## Task to complete
Give back every line exactly as it appears, pictures excluded.

## Dataset excerpt
┌────────

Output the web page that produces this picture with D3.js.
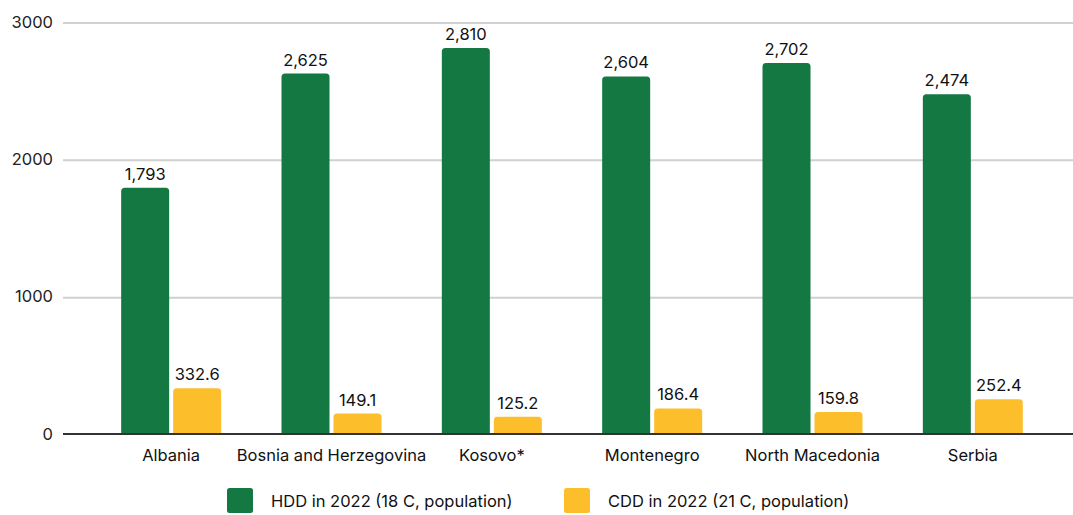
<!DOCTYPE html>
<html>
<head>
<meta charset="utf-8">
<script src="https://cdn.jsdelivr.net/npm/d3@7"></script>
<style>
  html, body { margin: 0; padding: 0; background: #fff; }
  svg { display: block; font-family: Inter, "Noto Sans", sans-serif; }
</style>
</head>
<body>
<svg id="chart" width="1073" height="515"></svg>
<script>
// Degree days by country
const countries = ["Albania", "Bosnia and Herzegovina", "Kosovo*", "Montenegro", "North Macedonia", "Serbia"];
const hdd = [1793, 2625, 2810, 2604, 2702, 2474];
const cdd = [332.6, 149.1, 125.2, 186.4, 159.8, 252.4];
const seriesNames = ["HDD in 2022 (18 C, population)", "CDD in 2022 (21 C, population)"];
const yTicks = [0, 1000, 2000, 3000];

const colors = ["#147843", "#fdbe2c"];

const svg = d3.select("#chart");
const gridLeft = 63, gridRight = 1075;
const fontSize = 16.5;

const y = d3.scaleLinear().domain([0, 3000]).range([434, 22]);
const x = d3.scaleBand().domain(countries).range([91, 1053]).padding(0);
const barW = 48, gap = 4;

// gridlines
svg.append("g")
  .selectAll("line")
  .data(yTicks.filter(d => d > 0))
  .join("line")
  .attr("x1", gridLeft).attr("x2", gridRight)
  .attr("y1", d => y(d) + 1).attr("y2", d => y(d) + 1)
  .attr("stroke", "#d0d0d0").attr("stroke-width", 2);

// y axis labels
const yAxis = d3.axisLeft(y).tickValues(yTicks).tickSize(0).tickPadding(0).tickFormat(d3.format("d"));
const yg = svg.append("g").attr("transform", `translate(${gridLeft - 10},0)`).call(yAxis);
yg.select(".domain").remove();
yg.selectAll("text").attr("font-size", fontSize).attr("fill", "#222").attr("font-family", "Inter, sans-serif");

// rounded-top bar path
function topRounded(x0, y0, w, h, r) {
  r = Math.min(r, h);
  return `M${x0},${y0 + h}V${y0 + r}Q${x0},${y0} ${x0 + r},${y0}H${x0 + w - r}Q${x0 + w},${y0} ${x0 + w},${y0 + r}V${y0 + h}Z`;
}

const rows = countries.map((c, i) => ({ c, vals: [hdd[i], cdd[i]] }));
const fmt = [d3.format(",d"), d3.format(".1f")];

const groups = svg.append("g").selectAll("g")
  .data(rows).join("g")
  .attr("transform", d => `translate(${x(d.c) + x.bandwidth() / 2},0)`);

[0, 1].forEach(s => {
  const bx = s === 0 ? -(barW + gap / 2) : gap / 2;
  groups.append("path")
    .attr("d", d => topRounded(bx, y(d.vals[s]), barW, y(0) - y(d.vals[s]), 3.5))
    .attr("fill", colors[s]);
  groups.append("text")
    .attr("x", bx + barW / 2)
    .attr("y", d => y(d.vals[s]) - 8)
    .attr("text-anchor", "middle")
    .attr("font-size", fontSize)
    .attr("fill", "#111")
    .text(d => fmt[s](d.vals[s]));
});

// baseline
svg.append("line")
  .attr("x1", gridLeft).attr("x2", gridRight)
  .attr("y1", y(0)).attr("y2", y(0))
  .attr("stroke", "#333").attr("stroke-width", 2);

// category labels
const xAxis = d3.axisBottom(x).tickSize(0).tickPadding(0);
const xg = svg.append("g").attr("transform", `translate(0,${y(0) + 15})`).call(xAxis);
xg.select(".domain").remove();
xg.selectAll("text").attr("font-size", fontSize).attr("fill", "#111").attr("font-family", "Inter, sans-serif");

// legend
const legendX = [227, 564];
const legend = svg.append("g").selectAll("g")
  .data(seriesNames).join("g")
  .attr("transform", (d, i) => `translate(${legendX[i]},488)`);
legend.append("rect")
  .attr("width", 26).attr("height", 25).attr("rx", 2.5)
  .attr("fill", (d, i) => colors[i]);
legend.append("text")
  .attr("x", 44).attr("y", 13).attr("dy", "0.35em")
  .attr("font-size", fontSize).attr("fill", "#111")
  .text(d => d);
</script>
</body>
</html>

└────────

## Exercise output
Output the web page that produces this picture with D3.js.
<!DOCTYPE html>
<html>
<head>
<meta charset="utf-8">
<script src="https://cdn.jsdelivr.net/npm/d3@7"></script>
<style>
  html, body { margin: 0; padding: 0; background: #fff; }
  svg { display: block; font-family: Inter, "Noto Sans", sans-serif; }
</style>
</head>
<body>
<svg id="chart" width="1073" height="515"></svg>
<script>
// Degree days by country
const countries = ["Albania", "Bosnia and Herzegovina", "Kosovo*", "Montenegro", "North Macedonia", "Serbia"];
const hdd = [1793, 2625, 2810, 2604, 2702, 2474];
const cdd = [332.6, 149.1, 125.2, 186.4, 159.8, 252.4];
const seriesNames = ["HDD in 2022 (18 C, population)", "CDD in 2022 (21 C, population)"];
const yTicks = [0, 1000, 2000, 3000];

const colors = ["#147843", "#fdbe2c"];

const svg = d3.select("#chart");
const gridLeft = 63, gridRight = 1075;
const fontSize = 16.5;

const y = d3.scaleLinear().domain([0, 3000]).range([434, 22]);
const x = d3.scaleBand().domain(countries).range([91, 1053]).padding(0);
const barW = 48, gap = 4;

// gridlines
svg.append("g")
  .selectAll("line")
  .data(yTicks.filter(d => d > 0))
  .join("line")
  .attr("x1", gridLeft).attr("x2", gridRight)
  .attr("y1", d => y(d) + 1).attr("y2", d => y(d) + 1)
  .attr("stroke", "#d0d0d0").attr("stroke-width", 2);

// y axis labels
const yAxis = d3.axisLeft(y).tickValues(yTicks).tickSize(0).tickPadding(0).tickFormat(d3.format("d"));
const yg = svg.append("g").attr("transform", `translate(${gridLeft - 10},0)`).call(yAxis);
yg.select(".domain").remove();
yg.selectAll("text").attr("font-size", fontSize).attr("fill", "#222").attr("font-family", "Inter, sans-serif");

// rounded-top bar path
function topRounded(x0, y0, w, h, r) {
  r = Math.min(r, h);
  return `M${x0},${y0 + h}V${y0 + r}Q${x0},${y0} ${x0 + r},${y0}H${x0 + w - r}Q${x0 + w},${y0} ${x0 + w},${y0 + r}V${y0 + h}Z`;
}

const rows = countries.map((c, i) => ({ c, vals: [hdd[i], cdd[i]] }));
const fmt = [d3.format(",d"), d3.format(".1f")];

const groups = svg.append("g").selectAll("g")
  .data(rows).join("g")
  .attr("transform", d => `translate(${x(d.c) + x.bandwidth() / 2},0)`);

[0, 1].forEach(s => {
  const bx = s === 0 ? -(barW + gap / 2) : gap / 2;
  groups.append("path")
    .attr("d", d => topRounded(bx, y(d.vals[s]), barW, y(0) - y(d.vals[s]), 3.5))
    .attr("fill", colors[s]);
  groups.append("text")
    .attr("x", bx + barW / 2)
    .attr("y", d => y(d.vals[s]) - 8)
    .attr("text-anchor", "middle")
    .attr("font-size", fontSize)
    .attr("fill", "#111")
    .text(d => fmt[s](d.vals[s]));
});

// baseline
svg.append("line")
  .attr("x1", gridLeft).attr("x2", gridRight)
  .attr("y1", y(0)).attr("y2", y(0))
  .attr("stroke", "#333").attr("stroke-width", 2);

// category labels
const xAxis = d3.axisBottom(x).tickSize(0).tickPadding(0);
const xg = svg.append("g").attr("transform", `translate(0,${y(0) + 15})`).call(xAxis);
xg.select(".domain").remove();
xg.selectAll("text").attr("font-size", fontSize).attr("fill", "#111").attr("font-family", "Inter, sans-serif");

// legend
const legendX = [227, 564];
const legend = svg.append("g").selectAll("g")
  .data(seriesNames).join("g")
  .attr("transform", (d, i) => `translate(${legendX[i]},488)`);
legend.append("rect")
  .attr("width", 26).attr("height", 25).attr("rx", 2.5)
  .attr("fill", (d, i) => colors[i]);
legend.append("text")
  .attr("x", 44).attr("y", 13).attr("dy", "0.35em")
  .attr("font-size", fontSize).attr("fill", "#111")
  .text(d => d);
</script>
</body>
</html>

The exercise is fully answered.